The yearlong attempt by the U.S. Treasury Department to select a woman whose face will appear on future American banknotes came to a close on Wednesday, with the news that the Treasury Department plans to replace Andrew Jackson on the $20 bill with Harriet Tubman. Meanwhile, Alexander Hamilton will retain his central position on the $10 bill.
When the Treasury initially announced that they were seeking suggestions for women who could receive this honor, the reaction was just one more piece of evidence that there are countless women from American history whose deeds deserve recognition. Had another frontrunner been selected—Susan B. Anthony, for example—few could have argued that she did not merit the selection. But the choice of Tubman comes with an extra layer of meaning. It’s not just that Tubman’s achievements were notable for the multiple obstacles she faced, as a woman of color in 19th century America, but also that she had a special relationship with money.
Harriet Tubman knew that money mattered. She knew she deserved it. She fought hard for it.
In fact, there’s probably only one other figure on American currency whose life had as much to do with money than Tubman’s did—and that’s Alexander Hamilton.
There’s an anecdote from Tubman’s 1869 biography, Sarah H. Bradford’s Scenes in the Life of Harriet Tubman, that began to make the rounds on social media on Wednesday after the news broke: according to the story, Tubman marched into the office of a New York abolitionist to demand funds to deliver her parents to Canada. The amount she demanded was, appropriately, $20, and she planned to hunger strike until she got it. That amount, the value of the bill that will bear her face, was how much it would cost to “bring her old parents from the land of bondage.”
It’s an illustrative story of her persistence and her willingness to place others’ needs above her own, and of course there’s a poetic justice to it in light of new developments. It’s also just one of many in that book that demonstrates how crucial money was to her life.
Tubman was acutely aware of the economic side of slavery, inseparable from its inhumanity. As a slave, she worked without pay. In fact, during her years as a slave, when she hired out her time as a laborer she owed her master money for the privilege. As Bradford describes it, her initial impetus to flee for freedom came from the knowledge that she might be sold away from her home, the knowledge that her life and body had a dollar value, that if she did escape there would be monetary reward for anyone who caught her. (While it cost her $20 to undertake a mission, that reward could be in the range of hundreds or thousands of dollars.) When she arrived in the free North, she realized that she could not enjoy her freedom without helping others earn theirs—but also that she could not do that without money.
She did not turn right around and go back for her family.
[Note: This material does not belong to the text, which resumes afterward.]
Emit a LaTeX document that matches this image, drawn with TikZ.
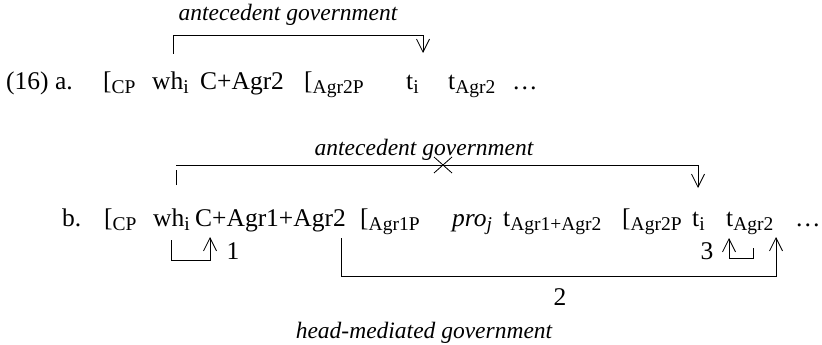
\documentclass[tikz,border=0pt]{standalone}
\usepackage{fontspec}
\setmainfont{Liberation Serif}
\usetikzlibrary{arrows.meta}
\newcommand{\sub}[1]{\raisebox{-4.5pt}{\fontsize{19.5}{20}\selectfont #1}}
\newcommand{\bra}[1]{[\sub{#1}}
\newcommand{\trc}[2]{#1\sub{#2}}

\begin{document}
\begin{tikzpicture}[
      x=1pt, y=-1pt, %pixel like units
      word/.style={anchor=base west, inner sep=0pt, font=\fontsize{25.5}{30}\selectfont},
      gov/.style={inner sep=0pt, font=\fontsize{23.5}{28}\selectfont\itshape},
      num/.style={inner sep=0pt, font=\fontsize{25.5}{30}\selectfont},
      link/.style={line width=0.8pt},
      move/.style={link, -{Straight Barb[length=13pt,width=13pt]}}
    ]
    \useasboundingbox (0,0) rectangle (822,345);
    % Sentence a
    \node[word] (exa) at (6,89) {(16) a.};
    \node[word] (cpa) at (103,89) {\bra{CP}};
    \node[word] (wha) at (152,89) {wh\sub{i}};
    \node[word] (ca) at (200,89) {C+Agr2};
    \node[word] (agra) at (304,89) {\bra{Agr2P}};
    \node[word] (tia) at (406,89) {t\sub{i}};
    \node[word] (tagra) at (448,89) {\trc{t}{Agr2}};
    \node[word] (dota) at (512,89) {\dots};
    % antecedent government in a
    \node[gov] (gova) at (288,15) {antecedent government};
    \coordinate (a1s) at (173,54);
    \coordinate (a1c) at (423,35);
    \coordinate (a1e) at (423,53);
    \draw[move] (a1s) |- (a1c) -- (a1e);
    % Sentence b
    \node[word] (exb) at (62,226) {b.};
    \node[word] (cpb) at (104,226) {\bra{CP}};
    \node[word] (whb) at (153,226) {wh\sub{i}};
    \node[word] (cb) at (195,226) {C+Agr1+Agr2};
    \node[word] (agrb) at (360,226) {\bra{Agr1P}};
    \node[word] (prob) at (452,226) {\textit{pro}\sub{\textit{j}}};
    \node[word] (tagrb) at (503,226) {\trc{t}{Agr1+Agr2}};
    \node[word] (agr2b) at (622,226) {\bra{Agr2P}};
    \node[word] (tib) at (692,226) {t\sub{i}};
    \node[word] (tagr2b) at (726,226) {\trc{t}{Agr2}};
    \node[word] (dotb) at (795,226) {\dots};
    % blocked antecedent government in b
    \node[gov] (govb) at (424,150) {antecedent government};
    \coordinate (b1s) at (176,185);
    \coordinate (b1t) at (176,170);
    \coordinate (b1l) at (176,165);
    \coordinate (b1c) at (698,165);
    \coordinate (b1e) at (698,188);
    \draw[link] (b1s) -- (b1t);
    \draw[move] (b1l) -- (b1c) -- (b1e);
    \coordinate (bx) at (443,165);
    \draw[link] ([shift={(-9,-8)}]bx) -- ([shift={(9,8)}]bx);
    \draw[link] ([shift={(-9,8)}]bx) -- ([shift={(9,-8)}]bx);
    % head movement steps
    \coordinate (h1s) at (171,240);
    \coordinate (h1c) at (210,260);
    \coordinate (h1e) at (210,237);
    \draw[move] (h1s) |- (h1c) -- (h1e);
    \node[num] (n1) at (233,251) {1};
    \coordinate (h2s) at (341,238);
    \coordinate (h2c) at (776,276);
    \coordinate (h2e) at (776,237);
    \draw[move] (h2s) |- (h2c) -- (h2e);
    \node[num] (n2) at (560,297) {2};
    \coordinate (h3s) at (753,248);
    \coordinate (h3c) at (729,258);
    \coordinate (h3e) at (729,238);
    \draw[move] (h3s) |- (h3c) -- (h3e);
    \node[num] (n3) at (707,251) {3};
    \node[gov] (govc) at (424,333) {head-mediated government};
\end{tikzpicture}
\end{document}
Instead, she took jobs working in hotels in Philadelphia and Cape May, and, as Bradford writes, “whenever she had raised enough money to pay expenses, she would make her way back, hide herself, and in various ways give notice to those who were ready to strike for freedom.”
Popular imagery of Tubman’s work on the Underground Railroad may summon images of escapes by night and hidden compartments in the houses that served as stations along the way. But an equally accurate picture would include the work she did to raise money to support those ventures. It could take her months to amass enough to make another trip south. Bradford writes that Tubman never spent this money on herself, instead always saving it for the next journey to the region she called “Egypt,” where her people were held.
As her work went on, she fundraised among abolitionists in cities like Philadelphia and Boston, telling and retelling her story in order to encourage donations. She was straightforward with her requests—sometimes saying that God had told her whom to ask—and, as later biographer Kate Clifford Larson has pointed out, she was “frustrated” by abolitionists who said that they wanted to help the cause of national freedom but were unwilling to hand over the cash she needed to make that freedom a reality for individuals. Tubman’s awareness that she deserved to be paid did not end after the Civil War, as she continued to fundraise relentlessly to help freedmen.
Later in her life, she received an $8 monthly pension as a veteran’s widow—her second husband, Nelson Davis, fought in the Civil War—she petitioned in the 1890s to have her own war work as a nurse, cook and scout recognized as worthy of payment. She succeeded in 1899 in having her pension of $12 added to her monthly income. That meant a total of, appropriately again, $20.
Money can get a bad reputation. Wanting it too much is shameful. Talking about it is impolite. But the things we value more than money can accomplish little without it. The dollar value placed on Tubman’s body was degrading, but that was an indictment of the system and the people who called humanity property, not of money itself.
She knew that people could do great things with money—and her face on our money will be a fitting reminder to try.